The study appears in Geophysical Research Letters.
"Hot droughts will propagate to other parts of the country and have detrimental effects on health, on infrastructure, on daily life," said Enrique Vivoni, a hydrologist at Arizona State University and senior author on the study. As climate change continues, the authors said, more places will likely experience the dry soil conditions that spur and spread hot drought. "We need systems to alert us to hot drought just like we have systems that alert us to hurricanes."
In summer 2023, Southwestern North America weathered an unusually intense hot drought. Using temperature records, rain gauge readings, and a soil moisture dataset from satellite and ground-based measurements, Vivoni and Somnath Mondal, a hydroclimatologist at Northeastern University, set out to characterize the event in the context of previous hot droughts and identify the conditions that set the stage.
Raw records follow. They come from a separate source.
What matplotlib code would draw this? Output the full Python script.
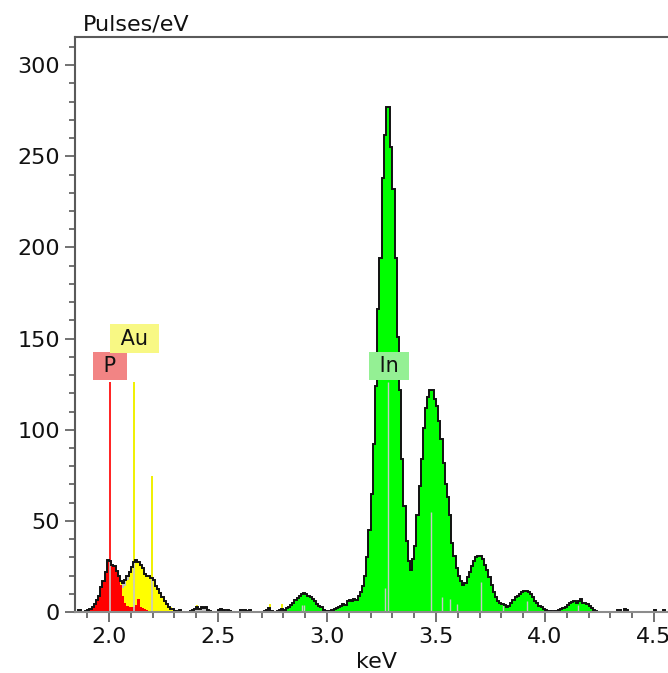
import numpy as np
import matplotlib
matplotlib.use("Agg")
import matplotlib.pyplot as plt
from matplotlib.ticker import MultipleLocator, FixedLocator

# ---------------- data ----------------
E_START = 1.84          # keV, left edge of first channel
E_STEP = 0.01           # keV per channel

counts = [
    # 1.84 - 1.99
    0, 0, 1, 0, 0, 0.5, 1, 1.5, 3, 4.5, 6.5, 9, 13.5, 17, 22, 28.5,
    # 2.00 - 2.19
    28, 26, 25, 22.5, 20, 17, 16, 17.5, 19.5, 22, 24.5, 27.5, 28.3, 27.5, 26, 24, 21, 20, 19.5, 18.5,
    # 2.20 - 2.39
    17.5, 14.5, 12.5, 10.5, 8, 6, 4.5, 3, 1.5, 1.5, 0.5, 0, 1, 0, 0, 0, 0, 0.5, 1, 1.5,
    # 2.40 - 2.59
    2.5, 1.5, 2.5, 2, 2.5, 1, 0.5, 0, 0, 0, 1, 1.5, 1, 0, 1, 0.5, 0, 0, 0, 0,
    # 2.60 - 2.79
    1, 1, 1, 0.5, 1, 0, 0, 0, 0, 0, 0, 0.5, 1, 2, 0.5, 0, 0, 0.5, 1, 1.5,
    # 2.80 - 2.99
    1, 2, 3, 4, 5, 6.5, 7.5, 9, 10, 10.5, 10, 9, 8, 7, 6, 4.5, 3.5, 3, 1, 0.5,
    # 3.00 - 3.19
    0.5, 0.5, 1, 1.5, 2, 2.5, 3.5, 4.5, 4, 6, 6.5, 6, 7, 6.5, 9, 11, 14, 20, 30, 45,
    # 3.20 - 3.39
    65, 92, 124, 166, 194, 238, 262, 277, 277, 255, 232, 194, 151, 122, 84, 58, 39, 28, 23, 29,
    # 3.40 - 3.59
    36, 53, 69, 84, 101, 112, 118, 122, 122, 117, 113, 105, 95, 82, 70, 63, 53, 38, 31, 24,
    # 3.60 - 3.79
    20, 17, 15, 16, 19, 22, 25, 28, 30, 30.5, 30.5, 29, 26, 23, 19, 15, 11, 8, 6, 5,
    # 3.80 - 3.99
    4.5, 4, 3, 3.5, 5, 6.5, 8, 9, 10, 11, 11.5, 11.5, 11, 10, 8, 6, 5, 3.5, 2.5, 1.5,
    # 4.00 - 4.19
    1, 0.5, 0.5, 0, 0.5, 0.5, 1, 1.5, 2, 3, 4, 5, 5.5, 6, 5, 6, 7, 5, 5, 4.5,
    # 4.20 - 4.39
    3.5, 2, 1, 0.5, 0, 0, 0, 0, 0, 0, 0, 0, 0, 1, 1, 0, 1.5, 1, 0, 0,
    # 4.40 - 4.56
    0, 0, 0, 0, 0, 0, 0, 0, 0, 0, 1, 0, 0, 0, 1, 0, 0,
]

# fitted element contributions (P and Au), channels starting at 1.90 keV
FIT_START = 1.90
p_fit = [0.5, 1.5, 3, 4.5, 6.5, 9, 13, 17, 22, 27.5,
         27.5, 26, 24.5, 22, 19, 15, 9, 5, 3.5, 3,
         3, 3, 4, 7, 3, 2, 1.5, 1, 0.5, 0,
         0, 0]
au_fit = [0, 0, 0, 0, 0, 0, 0, 0, 0, 0,
          0, 0, 0, 0, 1, 2, 4, 9, 14, 18.5,
          21, 23.5, 24, 20.5, 23, 22, 20, 19, 19, 18.5,
          17.5, 15, 13, 11, 8.5, 6.5, 5, 3.5, 2.5, 1.5,
          1, 0.5]
IN_RANGE = (2.80, 4.26)

# element marker lines: (energy, height)
p_lines = [(2.005, 126)]
au_lines = [(2.115, 126), (2.197, 74.6), (2.405, 3.8), (2.739, 4.2), (2.792, 4.4)]
in_lines = [(2.885, 4), (2.893, 4), (3.268, 13), (3.281, 126), (3.475, 55),
            (3.526, 8), (3.564, 7), (3.595, 4.4), (3.705, 16.5), (3.807, 3.7),
            (3.916, 6), (4.15, 4)]

labels = [("P", 2.005, 135, "#f28484"), ("Au", 2.117, 150, "#f8f884"), ("In", 3.284, 135, "#94f094")]

x_ticks = [2.0, 2.5, 3.0, 3.5, 4.0, 4.5]
y_ticks = [0, 50, 100, 150, 200, 250, 300]

# ---------------- figure ----------------
W, H = 668, 673
fig = plt.figure(figsize=(W / 100, H / 100), dpi=100)
ax = fig.add_axes([75 / W, 61 / H, 1 - 75 / W, (612 - 37) / H])
ax.set_xlim(1.844, 4.564)
ax.set_ylim(0, 315.5)

counts = np.array(counts, dtype=float)
edges = E_START + E_STEP * np.arange(len(counts) + 1)
centers = edges[:-1] + E_STEP / 2

# gray measured spectrum
ax.stairs(counts, edges, fill=True, color="#c4c4c4", zorder=2)

# In contribution
in_mask = (centers >= IN_RANGE[0]) & (centers <= IN_RANGE[1])
ax.stairs(np.where(in_mask, counts, 0), edges, fill=True, color="#00ff00", zorder=2.1, lw=0)

# P / Au contributions
p_fit = np.array(p_fit, dtype=float)
au_fit = np.array(au_fit, dtype=float)
n = len(au_fit)
p_full = np.zeros(n)
p_full[:len(p_fit)] = p_fit[:n]
fit_edges = FIT_START + E_STEP * np.arange(n + 1)
ax.stairs(p_full, fit_edges, fill=True, color="#ff0000", zorder=2.2, lw=0)
ax.stairs(p_full + au_fit, fit_edges, baseline=p_full, fill=True, color="#ffff00", zorder=2.2, lw=0)


def fill_top(e):
    idx = int((e - E_START) / E_STEP)
    return counts[idx]


# marker lines: coloured above the fill, light gray inside it
for (e, h) in p_lines:
    ax.vlines(e, 0, h, color="#ff2020", lw=1.4, zorder=1.5)
    ax.vlines(e, 0, min(h, fill_top(e)), color="#c8c8c8", lw=1.2, zorder=2.5)
for (e, h) in au_lines:
    ax.vlines(e, 0, h, color="#f0f000", lw=1.4, zorder=1.5)
    ax.vlines(e, 0, min(h, fill_top(e)), color="#c8c8c8", lw=1.2, zorder=2.5)
for (e, h) in in_lines:
    ax.vlines(e, 0, min(h, fill_top(e)), color="#c8c8c8", lw=1.0, zorder=2.5)

# measured outline
ax.stairs(counts, edges, color="#111111", lw=1.4, zorder=3)

# element labels
for (t, e, v, c) in labels:
    ax.text(e, v, " " + t + " ", ha="center", va="center", fontsize=15, color="#111111", zorder=6,
            bbox=dict(boxstyle="square,pad=0.2", fc=c, ec="none"))

# axes styling
ax.spines["right"].set_visible(False)
ax.spines["left"].set_color("#5a5a5a")
ax.spines["top"].set_color("#5a5a5a")
ax.spines["bottom"].set_color("#8c8c8c")
for s in ["left", "top", "bottom"]:
    ax.spines[s].set_linewidth(1.5)
ax.spines["bottom"].set_zorder(5)

ax.xaxis.set_major_locator(FixedLocator(x_ticks))
ax.xaxis.set_minor_locator(MultipleLocator(0.1))
ax.yaxis.set_major_locator(FixedLocator(y_ticks))
ax.yaxis.set_minor_locator(MultipleLocator(10))
ax.set_xticklabels([f"{v:.1f}" for v in x_ticks])
ax.set_yticklabels([str(v) for v in y_ticks])
ax.tick_params(axis="both", which="major", length=7, width=1.2, color="#5a5a5a",
               labelsize=16, labelcolor="#111111", pad=4)
ax.tick_params(axis="both", which="minor", length=4, width=1.2, color="#5a5a5a")

fig.text(83 / W, 1 - 31 / H, "Pulses/eV", fontsize=16, ha="left", va="baseline", color="#111111")
fig.text(377 / W, 1 - 668 / H, "keV", fontsize=16, ha="center", va="baseline", color="#111111")

fig.savefig("out.png", dpi=100)
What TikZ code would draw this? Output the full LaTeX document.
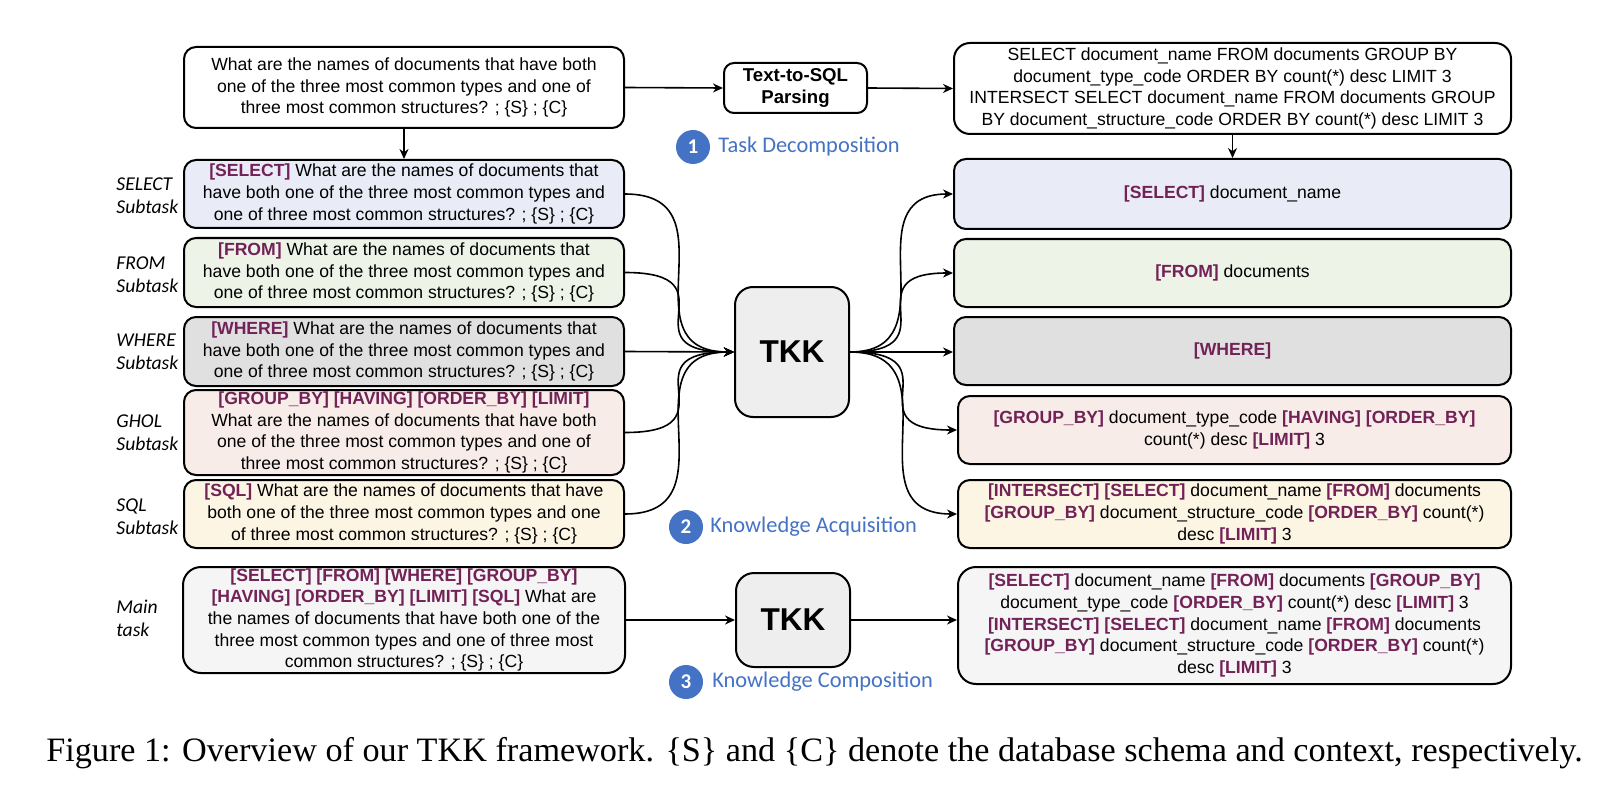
\documentclass[tikz,border=0pt]{standalone}
\usepackage{fontspec}
\setmainfont{Liberation Sans}
\newfontfamily\capfont{Liberation Serif}
\newfontfamily\calfont{Carlito}
\usetikzlibrary{arrows.meta}
\definecolor{kwcol}{HTML}{722257}
\definecolor{selfill}{HTML}{E9ECF6}
\definecolor{fromfill}{HTML}{EEF3E8}
\definecolor{wherefill}{HTML}{E0E0E0}
\definecolor{gholfill}{HTML}{F7ECE7}
\definecolor{sqlfill}{HTML}{FDF5E4}
\definecolor{mainfill}{HTML}{F5F5F5}
\definecolor{tkkfill}{HTML}{EEEEEE}
\definecolor{stepblue}{HTML}{4472C4}
\newcommand{\kwd}[1]{\textcolor{kwcol}{\textbf{#1}}}
\tikzset{
  box/.style={draw, line width=1pt, rounded corners=6pt, inner sep=0pt, align=center,
    font=\fontsize{8.8}{10.85}\selectfont},
  tkkbox/.style={draw, line width=1pt, rounded corners=9pt, inner sep=0pt, fill=tkkfill,
    minimum width=57pt, font=\fontsize{15.8}{18}\selectfont\bfseries},
  arr/.style={-{Stealth[length=5pt,width=4.5pt]}, line width=0.8pt},
  tasklabel/.style={anchor=west, align=left, inner sep=0pt,
    font=\calfont\itshape\fontsize{9.8}{11.6}\selectfont},
  stepnum/.style={circle, fill=stepblue, text=white, minimum size=17pt, inner sep=0pt,
    font=\calfont\bfseries\fontsize{10.5}{11}\selectfont},
  steptext/.style={anchor=west, inner sep=0pt, text=stepblue,
    font=\calfont\fontsize{11.2}{13}\selectfont}
}
\begin{document}
\begin{tikzpicture}[x=0.5pt, y=-0.5pt]
\useasboundingbox (0,0) rectangle (1615,802);

% top row
\node[box, minimum width=220pt, minimum height=40.5pt] (q) at (404,87.5)
  {What are the names of documents that have both\\one of the three most common types and one of\\three most common structures? ; \{S\} ; \{C\}};
\node[box, minimum width=71.5pt, minimum height=25pt, rounded corners=5pt,
  font=\fontsize{9.3}{10.6}\selectfont\bfseries] (tts) at (795.5,88) {Text-to-SQL\\Parsing};
\node[box, minimum width=278.5pt, minimum height=45.5pt, rounded corners=8pt] (sqlq) at (1232.5,88.5)
  {SELECT document\_name FROM documents GROUP BY\\document\_type\_code ORDER BY count(*) desc LIMIT 3\\INTERSECT SELECT document\_name FROM documents GROUP\\BY document\_structure\_code ORDER BY count(*) desc LIMIT 3};

% left subtasks
\node[box, fill=selfill, minimum width=220pt, minimum height=34pt] (sel) at (404,194)
  {\kwd{[SELECT]} What are the names of documents that\\have both one of the three most common types and\\one of three most common structures? ; \{S\} ; \{C\}};
\node[box, fill=fromfill, minimum width=220pt, minimum height=34.5pt] (from) at (404,272.5)
  {\kwd{[FROM]} What are the names of documents that\\have both one of the three most common types and\\one of three most common structures? ; \{S\} ; \{C\}};
\node[box, fill=wherefill, minimum width=220pt, minimum height=34.5pt] (where) at (404,351.5)
  {\kwd{[WHERE]} What are the names of documents that\\have both one of the three most common types and\\one of three most common structures? ; \{S\} ; \{C\}};
\node[box, fill=gholfill, minimum width=220pt, minimum height=42.5pt] (ghol) at (404,432.5)
  {\kwd{[GROUP\_BY] [HAVING] [ORDER\_BY] [LIMIT]}\\What are the names of documents that have both\\one of the three most common types and one of\\three most common structures? ; \{S\} ; \{C\}};
\node[box, fill=sqlfill, minimum width=220pt, minimum height=34pt] (sql) at (404,514)
  {\kwd{[SQL]} What are the names of documents that have\\both one of the three most common types and one\\of three most common structures? ; \{S\} ; \{C\}};
\node[box, fill=mainfill, minimum width=221pt, minimum height=53pt, rounded corners=9pt] (main) at (404,620)
  {\kwd{[SELECT] [FROM] [WHERE] [GROUP\_BY]}\\\kwd{[HAVING] [ORDER\_BY] [LIMIT] [SQL]} What are\\the names of documents that have both one of the\\three most common types and one of three most\\common structures? ; \{S\} ; \{C\}};

% labels
\node[tasklabel] (lsel) at (116,196) {SELECT\\Subtask};
\node[tasklabel] (lfrom) at (116,275) {FROM\\Subtask};
\node[tasklabel] (lwhere) at (116,352) {WHERE\\Subtask};
\node[tasklabel] (lghol) at (116,433) {GHOL\\Subtask};
\node[tasklabel] (lsql) at (116,517) {SQL\\Subtask};
\node[tasklabel] (lmain) at (116,618) {Main\\task};

% TKK
\node[tkkbox, minimum height=65pt] (tkk1) at (792,352) {TKK};
\node[tkkbox, minimum height=47pt] (tkk2) at (793,620) {TKK};

% right outputs
\node[box, fill=selfill, minimum width=278.5pt, minimum height=35pt] (rsel) at (1232.5,194)
  {\kwd{[SELECT]} document\_name};
\node[box, fill=fromfill, minimum width=278.5pt, minimum height=34pt] (rfrom) at (1232.5,273)
  {\kwd{[FROM]} documents};
\node[box, fill=wherefill, minimum width=278.5pt, minimum height=34pt] (rwhere) at (1232.5,351)
  {\kwd{[WHERE]}};
\node[box, fill=gholfill, minimum width=276.5pt, minimum height=34pt] (rghol) at (1234.5,430)
  {\kwd{[GROUP\_BY]} document\_type\_code \kwd{[HAVING]} \kwd{[ORDER\_BY]}\\count(*) desc \kwd{[LIMIT]} 3};
\node[box, fill=sqlfill, minimum width=276.5pt, minimum height=34pt] (rsql) at (1234.5,514)
  {\kwd{[INTERSECT]} \kwd{[SELECT]} document\_name \kwd{[FROM]} documents\\\kwd{[GROUP\_BY]} document\_structure\_code \kwd{[ORDER\_BY]} count(*)\\desc \kwd{[LIMIT]} 3};
\node[box, fill=mainfill, minimum width=276.5pt, minimum height=58.5pt, rounded corners=9pt] (rmain) at (1234.5,625.5)
  {\kwd{[SELECT]} document\_name \kwd{[FROM]} documents \kwd{[GROUP\_BY]}\\document\_type\_code \kwd{[ORDER\_BY]} count(*) desc \kwd{[LIMIT]} 3\\\kwd{[INTERSECT]} \kwd{[SELECT]} document\_name \kwd{[FROM]} documents\\\kwd{[GROUP\_BY]} document\_structure\_code \kwd{[ORDER\_BY]} count(*)\\desc \kwd{[LIMIT]} 3};

% step markers
\node[stepnum] (c1) at (693,147) {1};
\node[steptext] (t1) at (718,147) {Task Decomposition};
\node[stepnum] (c2) at (686,527) {2};
\node[steptext] (t2) at (710,527) {Knowledge Acquisition};
\node[stepnum] (c3) at (686,682) {3};
\node[steptext] (t3) at (712,682) {Knowledge Composition};

% connectors
\draw[arr] (q.east) -- (tts.west);
\draw[arr] (tts.east) -- (sqlq.west);
\draw[arr] (q.south) -- (sel.north);
\draw[arr] (sqlq.south) -- (rsel.north);

\foreach \s in {sel,from,ghol,sql}
  \draw[arr] (\s.east) .. controls +(112,0) and +(-112,0) .. (tkk1.west);
\draw[arr] (where.east) -- (tkk1.west);

\foreach \t in {rsel,rfrom}
  \draw[arr] (tkk1.east) .. controls +(104,0) and +(-104,0) .. (\t.west);
\draw[arr] (tkk1.east) -- (tkk1.east -| rwhere.west);
\foreach \t in {rghol,rsql}
  \draw[arr] (tkk1.east) .. controls +(109,0) and +(-109,0) .. (\t.west);

\draw[arr] (main.east) -- (tkk2.west);
\draw[arr] (tkk2.east) -- (tkk2.east -| rmain.west);

% caption
\node[inner sep=0pt, font=\capfont\fontsize{17.1}{19}\selectfont] (cap) at (814.5,753)
  {Figure 1: Overview of our TKK framework. \{S\} and \{C\} denote the database schema and context, respectively.};
\end{tikzpicture}
\end{document}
For this study, they defined hot drought as any period when at least two weeks of abnormally low rainfall overlapped with at least three straight days of unusually high temperatures.
Even ordinary summers in the region can get brutal, with daytime temperatures since 1980 typically sitting at around 35 to 40 degrees Celsius (95 to 104 degrees Fahrenheit) in some locations. But 2023's hot drought, the duo found, cranked up the heat by as much as 8 degrees Celsius (14 degrees Fahrenheit).
This resulted primarily from weather patterns that suppressed the transfer of atmospheric moisture from the Pacific Ocean into the North American Monsoon, which from July to September typically provides 40 to 80% of the region's annual rainfall. The weak monsoon exacerbated the drought already gripping the U.S. Southwest and Northern Mexico at the time.
"Lack of rainfall can increase heat, which can further intensify the loss of water," noted Mondal. Soil heats up and releases heat more readily when dry, since more of the sun's energy is spent warming the air and earth rather than evaporating soil moisture.
All told, the event reached nearly five times the severity of average hot drought conditions in the region over the past four decades.